Your instructions => Retype the lines beneath this one, from the first through the line containing "const WEIGHT = 200;". Pictures are left out.

=======

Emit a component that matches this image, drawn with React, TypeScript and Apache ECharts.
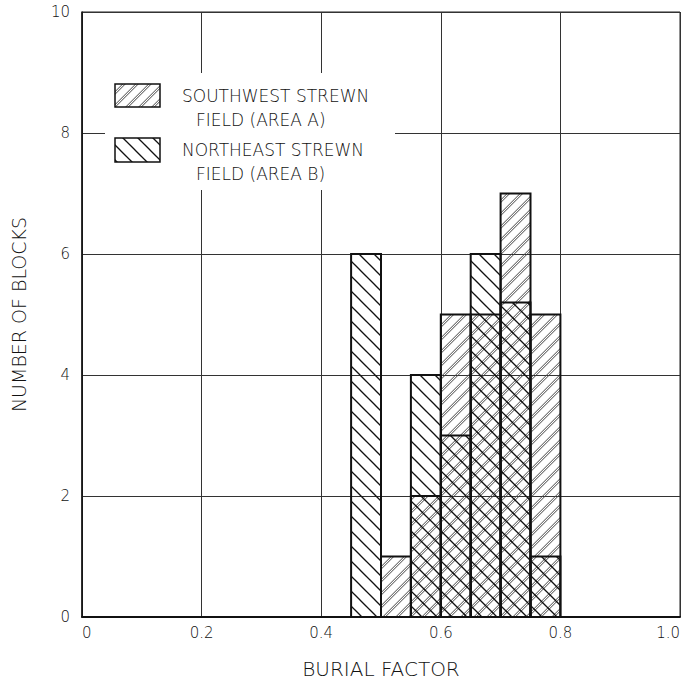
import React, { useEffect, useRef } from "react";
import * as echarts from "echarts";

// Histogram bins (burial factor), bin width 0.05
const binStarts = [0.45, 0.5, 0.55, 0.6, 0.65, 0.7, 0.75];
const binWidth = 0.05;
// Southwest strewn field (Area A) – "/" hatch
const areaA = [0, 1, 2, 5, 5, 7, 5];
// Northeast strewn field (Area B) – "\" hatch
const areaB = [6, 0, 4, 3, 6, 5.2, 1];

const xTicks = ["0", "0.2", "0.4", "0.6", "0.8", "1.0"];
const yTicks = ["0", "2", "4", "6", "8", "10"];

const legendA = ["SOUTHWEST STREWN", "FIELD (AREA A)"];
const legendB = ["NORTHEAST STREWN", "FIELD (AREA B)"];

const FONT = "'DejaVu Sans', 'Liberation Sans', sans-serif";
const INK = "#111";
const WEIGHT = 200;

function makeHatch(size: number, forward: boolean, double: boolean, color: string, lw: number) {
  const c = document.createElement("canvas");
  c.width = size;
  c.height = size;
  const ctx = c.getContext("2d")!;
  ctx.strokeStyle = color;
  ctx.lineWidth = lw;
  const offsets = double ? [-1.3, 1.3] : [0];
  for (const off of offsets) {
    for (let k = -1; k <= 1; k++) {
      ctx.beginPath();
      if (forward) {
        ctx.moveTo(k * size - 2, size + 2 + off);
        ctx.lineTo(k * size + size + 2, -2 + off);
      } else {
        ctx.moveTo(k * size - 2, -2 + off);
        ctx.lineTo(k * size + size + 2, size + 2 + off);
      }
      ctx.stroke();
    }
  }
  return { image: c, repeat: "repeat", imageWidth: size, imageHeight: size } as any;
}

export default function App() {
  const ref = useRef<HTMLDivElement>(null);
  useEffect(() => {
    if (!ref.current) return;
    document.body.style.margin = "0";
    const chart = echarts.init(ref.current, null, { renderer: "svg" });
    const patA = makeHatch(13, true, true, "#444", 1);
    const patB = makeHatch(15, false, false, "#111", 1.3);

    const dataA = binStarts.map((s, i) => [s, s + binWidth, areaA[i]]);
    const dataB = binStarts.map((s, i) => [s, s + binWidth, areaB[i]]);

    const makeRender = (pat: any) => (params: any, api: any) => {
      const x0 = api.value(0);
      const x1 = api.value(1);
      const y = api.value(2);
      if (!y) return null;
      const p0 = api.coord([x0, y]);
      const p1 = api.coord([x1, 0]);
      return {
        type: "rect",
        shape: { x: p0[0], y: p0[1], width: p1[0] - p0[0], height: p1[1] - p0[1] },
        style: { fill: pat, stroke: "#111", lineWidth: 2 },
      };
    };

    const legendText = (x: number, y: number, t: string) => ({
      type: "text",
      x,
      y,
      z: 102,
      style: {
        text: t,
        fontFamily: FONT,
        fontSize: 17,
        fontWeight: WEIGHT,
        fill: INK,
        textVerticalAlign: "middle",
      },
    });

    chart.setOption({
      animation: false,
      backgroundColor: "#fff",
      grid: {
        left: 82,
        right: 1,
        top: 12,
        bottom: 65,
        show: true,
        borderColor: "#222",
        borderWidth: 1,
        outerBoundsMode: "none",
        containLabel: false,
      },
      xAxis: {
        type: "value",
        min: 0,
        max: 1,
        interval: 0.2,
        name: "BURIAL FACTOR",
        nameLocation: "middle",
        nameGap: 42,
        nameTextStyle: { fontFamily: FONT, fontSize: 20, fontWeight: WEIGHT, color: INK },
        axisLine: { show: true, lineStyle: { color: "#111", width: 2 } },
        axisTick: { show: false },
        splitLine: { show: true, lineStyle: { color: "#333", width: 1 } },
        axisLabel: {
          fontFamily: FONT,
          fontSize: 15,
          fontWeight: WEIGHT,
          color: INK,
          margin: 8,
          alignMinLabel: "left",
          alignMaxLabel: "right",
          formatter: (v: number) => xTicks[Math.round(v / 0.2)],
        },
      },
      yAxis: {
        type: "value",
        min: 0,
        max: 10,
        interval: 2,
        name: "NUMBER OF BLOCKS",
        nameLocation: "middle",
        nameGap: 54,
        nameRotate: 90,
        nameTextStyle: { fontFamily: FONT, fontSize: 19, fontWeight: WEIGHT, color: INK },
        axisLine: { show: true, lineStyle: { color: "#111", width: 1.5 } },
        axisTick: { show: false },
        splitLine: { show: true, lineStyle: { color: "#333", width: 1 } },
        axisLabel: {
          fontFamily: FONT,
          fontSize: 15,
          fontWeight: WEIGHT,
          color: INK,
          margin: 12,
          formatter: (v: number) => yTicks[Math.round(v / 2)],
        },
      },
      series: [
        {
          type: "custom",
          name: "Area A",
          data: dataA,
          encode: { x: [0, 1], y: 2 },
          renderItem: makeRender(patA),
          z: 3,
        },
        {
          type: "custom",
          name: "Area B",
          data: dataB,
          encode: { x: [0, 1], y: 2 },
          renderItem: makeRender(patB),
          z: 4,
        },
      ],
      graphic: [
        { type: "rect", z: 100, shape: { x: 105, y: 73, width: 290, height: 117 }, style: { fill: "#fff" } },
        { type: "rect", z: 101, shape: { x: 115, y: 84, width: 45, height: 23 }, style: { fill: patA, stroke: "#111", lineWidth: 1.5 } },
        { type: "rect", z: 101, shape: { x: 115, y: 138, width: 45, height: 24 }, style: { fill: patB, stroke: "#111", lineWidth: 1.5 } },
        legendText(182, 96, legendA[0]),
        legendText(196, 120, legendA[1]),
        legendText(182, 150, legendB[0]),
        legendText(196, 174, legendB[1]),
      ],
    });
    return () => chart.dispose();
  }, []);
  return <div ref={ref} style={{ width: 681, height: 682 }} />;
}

=======

Task result =>
Emit a component that matches this image, drawn with React, TypeScript and Apache ECharts.
import React, { useEffect, useRef } from "react";
import * as echarts from "echarts";

// Histogram bins (burial factor), bin width 0.05
const binStarts = [0.45, 0.5, 0.55, 0.6, 0.65, 0.7, 0.75];
const binWidth = 0.05;
// Southwest strewn field (Area A) – "/" hatch
const areaA = [0, 1, 2, 5, 5, 7, 5];
// Northeast strewn field (Area B) – "\" hatch
const areaB = [6, 0, 4, 3, 6, 5.2, 1];

const xTicks = ["0", "0.2", "0.4", "0.6", "0.8", "1.0"];
const yTicks = ["0", "2", "4", "6", "8", "10"];

const legendA = ["SOUTHWEST STREWN", "FIELD (AREA A)"];
const legendB = ["NORTHEAST STREWN", "FIELD (AREA B)"];

const FONT = "'DejaVu Sans', 'Liberation Sans', sans-serif";
const INK = "#111";
const WEIGHT = 200;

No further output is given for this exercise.